◆ **OBJECTIVE**: Include the line containing "(940,440.5) node[stripebox=lightgreen, minimum" and all lines before it, repeated exactly from the listing below, without pictures.

◆ **EXTRACTED ENTRIES**:

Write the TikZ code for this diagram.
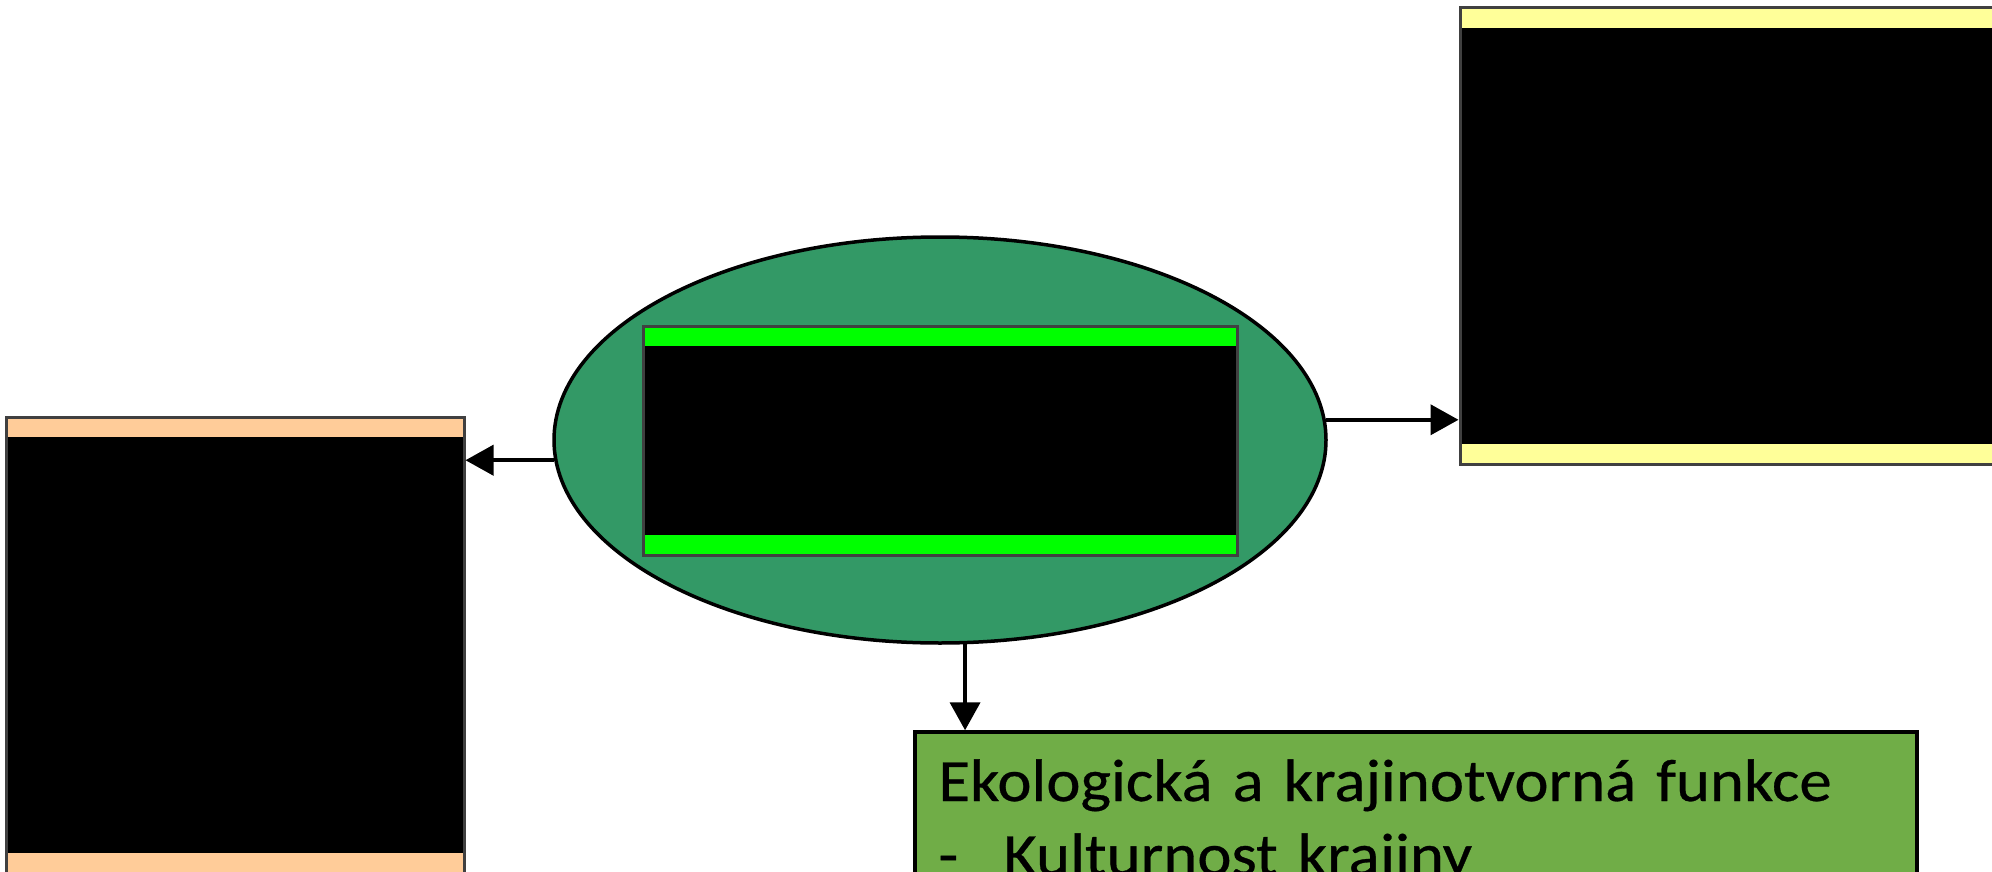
\documentclass[tikz,border=0pt]{standalone}
\usepackage[rgb]{xcolor}
\usepackage{fontspec}
\setmainfont{Carlito}
\newfontfamily\ekofont[FakeStretch=1.08, FakeBold=0.5]{Carlito}
\usepackage{tikz}
\usetikzlibrary{shapes.geometric, arrows.meta}

\definecolor{ellgreen}{HTML}{339966}
\definecolor{lightgreen}{HTML}{00FF00}
\definecolor{paleyellow}{HTML}{FFFF99}
\definecolor{peach}{HTML}{FFCC99}
\definecolor{ekogreen}{HTML}{70AD47}

\tikzset{
  stripebox/.style={draw=black!75, line width=1.5pt, fill=#1, inner sep=0pt,
    path picture={\fill[black] ([yshift=-10pt]path picture bounding box.north west)
      rectangle ([yshift=10pt]path picture bounding box.south east);}},
  link/.style={line width=2pt, -{Triangle[length=14pt, width=15pt]}}
}

\begin{document}
\begin{tikzpicture}[x=0.5pt, y=-0.5pt]

\useasboundingbox (0,0) rectangle (1992,872);

%% central ellipse with its box
\path
(940,440) node[ellipse, draw, line width=1.75pt, fill=ellgreen,
  minimum width=386pt, minimum height=203pt] (ell){};
\path
(940,440.5) node[stripebox=lightgreen, minimum width=297pt, minimum height=114.5pt] (core){};

%% side boxes
\path
(1760,236) node[stripebox=paleyellow, minimum width=300pt, minimum height=228pt] (rightbox){};
\path
(235,645) node[stripebox=peach, minimum width=229pt, minimum height=228pt] (leftbox){};

%% bottom box
\path
(1416,866) node[draw, line width=1.75pt, fill=ekogreen, minimum width=501pt,
  minimum height=134pt] (ekobox){};
\path
(938,801) node[anchor=base west, inner sep=0pt, text width=490pt, align=left,
  font=\ekofont\fontsize{30pt}{37pt}\selectfont] (ekotext)
  {Ekologická a krajinotvorná funkce\\\makebox[32.5pt][l]{-}Kulturnost krajiny};

%% arrows
\draw[link] (ell.183.43) -- (ell.183.43 -| leftbox.east);
\draw[link] (ell.3.43) -- (ell.3.43 -| rightbox.west);
\draw[link] (ell.-83.53) -- (ell.-83.53 |- ekobox.north);

\end{tikzpicture}
\end{document}
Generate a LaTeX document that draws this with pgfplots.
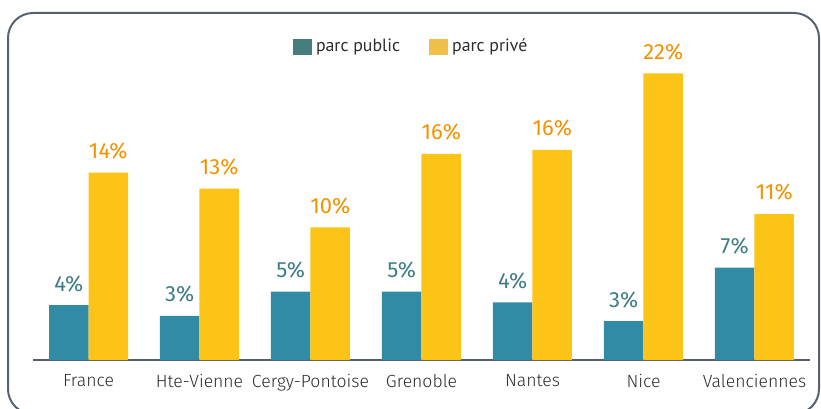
\documentclass[border=0pt]{standalone}
\usepackage{pgfplots}
\pgfplotsset{compat=1.18}
\usepackage{fontspec}
\setmainfont{Fira Sans Light}
\newfontfamily\medfont{Fira Sans}
\newfontfamily\legfont{PT Sans}
\definecolor{pubbar}{RGB}{49,139,165}
\definecolor{privbar}{RGB}{252,196,23}
\definecolor{publab}{RGB}{62,125,132}
\definecolor{privlab}{RGB}{243,146,0}
\definecolor{publeg}{RGB}{70,126,126}
\definecolor{privleg}{RGB}{241,190,72}
\definecolor{axisgray}{RGB}{85,95,107}
\definecolor{framegray}{RGB}{88,98,110}
\definecolor{txt}{RGB}{45,45,45}
\newlength\px
\setlength\px{0.5pt}
\begin{document}
\begin{tikzpicture}
\useasboundingbox (0,0) rectangle (821\px,408\px);
\draw[framegray, line width=1pt, rounded corners=25\px] (8\px,395\px) rectangle (819\px,-6\px);
\begin{axis}[
  at={(33\px,48\px)}, anchor=south west,
  scale only axis,
  width=777\px, height=320\px,
  ybar, bar width=39.5\px,
  xmin=-0.5, xmax=6.5, ymin=0, ymax=23.9,
  hide y axis,
  axis x line*=bottom,
  x axis line style={-, axisgray, line width=1.1pt},
  xtick=data, major tick length=0pt,
  xticklabels={France,Hte-Vienne,Cergy-Pontoise,Grenoble,Nantes,Nice,Valenciennes},
  xticklabel style={font=\fontsize{8.8}{10}\selectfont, text=txt, yshift=-7\px},
  point meta=explicit symbolic,
  nodes near coords,
  nodes near coords style={font=\medfont\fontsize{11}{12}\selectfont, anchor=south, inner sep=0pt, yshift=13\px},
  legend columns=2,
  legend style={at={(0.488,0.978)}, anchor=center, draw=none, fill=none,
    font=\legfont\fontsize{8.9}{10}\selectfont, text=txt,
    /tikz/every even column/.append style={column sep=25\px}},
  legend image code/.code={\fill[#1] (0pt,-8\px) rectangle (19\px,8\px);},
  clip=false,
]
\addplot[fill=pubbar, draw=none, forget plot, bar shift=-19.75\px, nodes near coords style={text=publab}] coordinates {
  (0,4.1) [4\%] (1,3.3) [3\%] (2,5.1) [5\%] (3,5.1) [5\%] (4,4.3) [4\%] (5,2.9) [3\%] (6,6.9) [7\%]};
\addplot[fill=privbar, draw=none, forget plot, bar shift=19.75\px, nodes near coords style={text=privlab}] coordinates {
  (0,14.0) [14\%] (1,12.8) [13\%] (2,9.9) [10\%] (3,15.4) [16\%] (4,15.7) [16\%] (5,21.4) [22\%] (6,10.9) [11\%]};
\addlegendimage{fill=publeg, draw=none}
\addlegendentry{parc public}
\addlegendimage{fill=privleg, draw=none}
\addlegendentry{parc privé}
\end{axis}
\end{tikzpicture}
\end{document}
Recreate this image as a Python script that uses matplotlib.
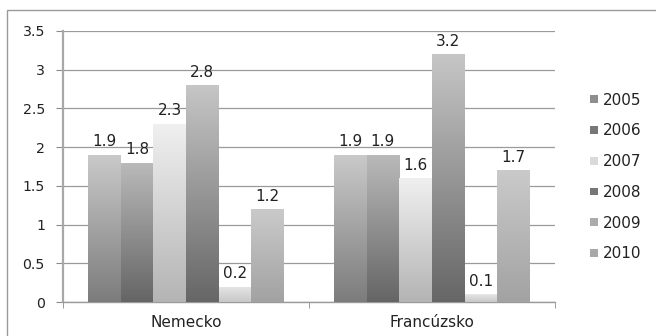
import numpy as np
import matplotlib
matplotlib.use('Agg')
import matplotlib.pyplot as plt
from matplotlib.colors import LinearSegmentedColormap
from matplotlib.patches import Patch, Rectangle

countries = ['Nemecko', 'Francúzsko']
years = ['2005', '2006', '2007', '2008', '2009', '2010']
values = {
    '2005': [1.9, 1.9],
    '2006': [1.8, 1.9],
    '2007': [2.3, 1.6],
    '2008': [2.8, 3.2],
    '2009': [0.2, 0.1],
    '2010': [1.2, 1.7],
}

# bottom / top shades of the gradient fill, and flat legend swatch colour
shades = {
    '2005': ('#7c7c7c', '#cacaca', '#8e8e8e'),
    '2006': ('#656565', '#bababa', '#777777'),
    '2007': ('#b4b4b4', '#f0f0f0', '#dadada'),
    '2008': ('#666666', '#c6c6c6', '#777777'),
    '2009': ('#c8c8c8', '#e6e6e6', '#ababab'),
    '2010': ('#a2a2a2', '#cacaca', '#a8a8a8'),
}

plt.rcParams['font.family'] = 'DejaVu Sans'
plt.rcParams['font.size'] = 10.2

fig = plt.figure(figsize=(6.56, 3.36), dpi=100)
ax = fig.add_axes([0.096, 0.101, 0.75, 0.807])

# outer chart frame (runs off the right and bottom edges)
fig.patches.append(Rectangle((7 / 656, -0.1), 1.2, 1 - 10 / 336 + 0.1,
                             transform=fig.transFigure, fill=False,
                             edgecolor='#9a9a9a', linewidth=1.0))

x = np.arange(len(countries))
width = 0.133
grad = np.linspace(0, 1, 256).reshape(-1, 1)

for i, year in enumerate(years):
    lo, hi, _ = shades[year]
    cmap = LinearSegmentedColormap.from_list(year, [lo, hi])
    pos = x + (i - 2.5) * width
    bars = ax.bar(pos, values[year], width, color='none', edgecolor='none', zorder=3)
    for rect, v in zip(bars, values[year]):
        x0 = rect.get_x()
        im = ax.imshow(grad, cmap=cmap, origin='lower', aspect='auto',
                       extent=(x0, x0 + width, 0, v), zorder=3,
                       interpolation='bilinear')
        im.set_clip_path(rect)
        ax.annotate(f'{v}', (x0 + width / 2, v), xytext=(0, 4),
                    textcoords='offset points', ha='center', va='bottom',
                    color='#222222', fontsize=11, zorder=4)

ax.set_xlim(-0.5, 1.5)
ax.set_ylim(0, 3.5)
ax.set_yticks(np.arange(0, 3.51, 0.5))
ax.set_yticklabels(['0', '0.5', '1', '1.5', '2', '2.5', '3', '3.5'])
ax.set_xticks(x)
ax.set_xticklabels(countries, fontsize=11)
ax.set_xticks([-0.5, 0.5, 1.5], minor=True)
ax.tick_params(axis='x', which='major', length=0, pad=9, colors='#222222')
ax.tick_params(axis='x', which='minor', length=4, color='#8a8a8a')
ax.tick_params(axis='y', length=5, pad=8, color='#8a8a8a', labelcolor='#222222')
ax.yaxis.grid(True, color='#9a9a9a', linewidth=0.9, zorder=0)
ax.set_axisbelow(True)

for side in ['top', 'right']:
    ax.spines[side].set_visible(False)
ax.spines['left'].set_color('#a8a8a8')
ax.spines['left'].set_linewidth(1.6)
ax.spines['bottom'].set_color('#9a9a9a')
ax.spines['bottom'].set_linewidth(1.0)

handles = [Patch(facecolor=shades[y][2], edgecolor='none') for y in years]
ax.legend(handles, years, loc='center left', bbox_to_anchor=(1.071, 0.461),
          frameon=False, borderpad=0, borderaxespad=0,
          handlelength=0.52, handleheight=0.4, handletextpad=0.33,
          labelspacing=1.03, fontsize=11, labelcolor='#222222')

fig.savefig('out.png', dpi=100)
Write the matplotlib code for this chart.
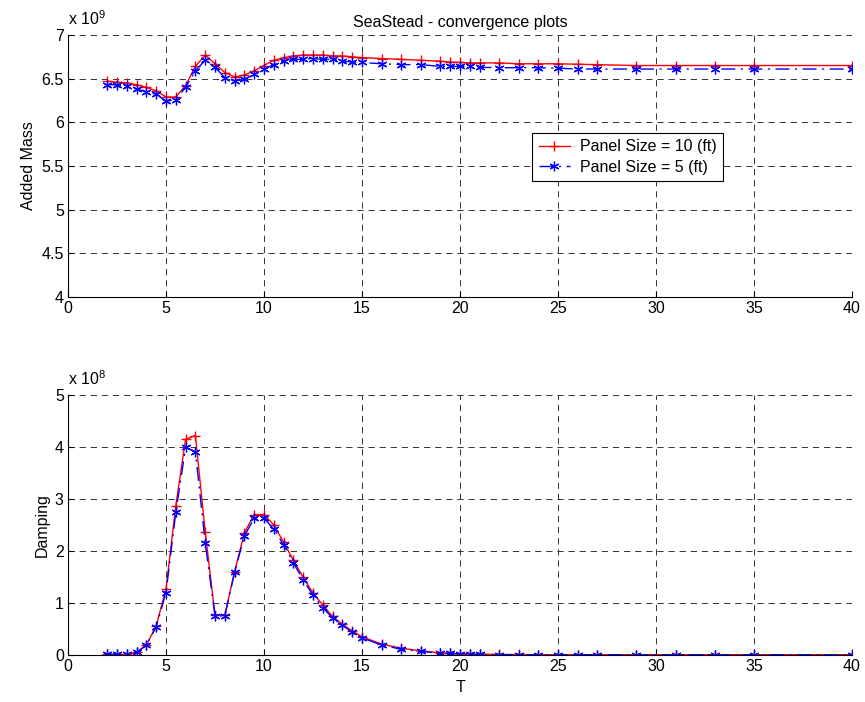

◆ **EXERCISE OUTPUT**:
Write the TikZ code for this diagram.
\documentclass[tikz,border=0pt]{standalone}
\usepackage[rgb]{xcolor}
\usepackage{fontspec}
\setmainfont{Carlito}
\newfontfamily\ekofont[FakeStretch=1.08, FakeBold=0.5]{Carlito}
\usepackage{tikz}
\usetikzlibrary{shapes.geometric, arrows.meta}

\definecolor{ellgreen}{HTML}{339966}
\definecolor{lightgreen}{HTML}{00FF00}
\definecolor{paleyellow}{HTML}{FFFF99}
\definecolor{peach}{HTML}{FFCC99}
\definecolor{ekogreen}{HTML}{70AD47}

\tikzset{
  stripebox/.style={draw=black!75, line width=1.5pt, fill=#1, inner sep=0pt,
    path picture={\fill[black] ([yshift=-10pt]path picture bounding box.north west)
      rectangle ([yshift=10pt]path picture bounding box.south east);}},
  link/.style={line width=2pt, -{Triangle[length=14pt, width=15pt]}}
}

\begin{document}
\begin{tikzpicture}[x=0.5pt, y=-0.5pt]

\useasboundingbox (0,0) rectangle (1992,872);

%% central ellipse with its box
\path
(940,440) node[ellipse, draw, line width=1.75pt, fill=ellgreen,
  minimum width=386pt, minimum height=203pt] (ell){};
\path
(940,440.5) node[stripebox=lightgreen, minimum width=297pt, minimum height=114.5pt] (core){};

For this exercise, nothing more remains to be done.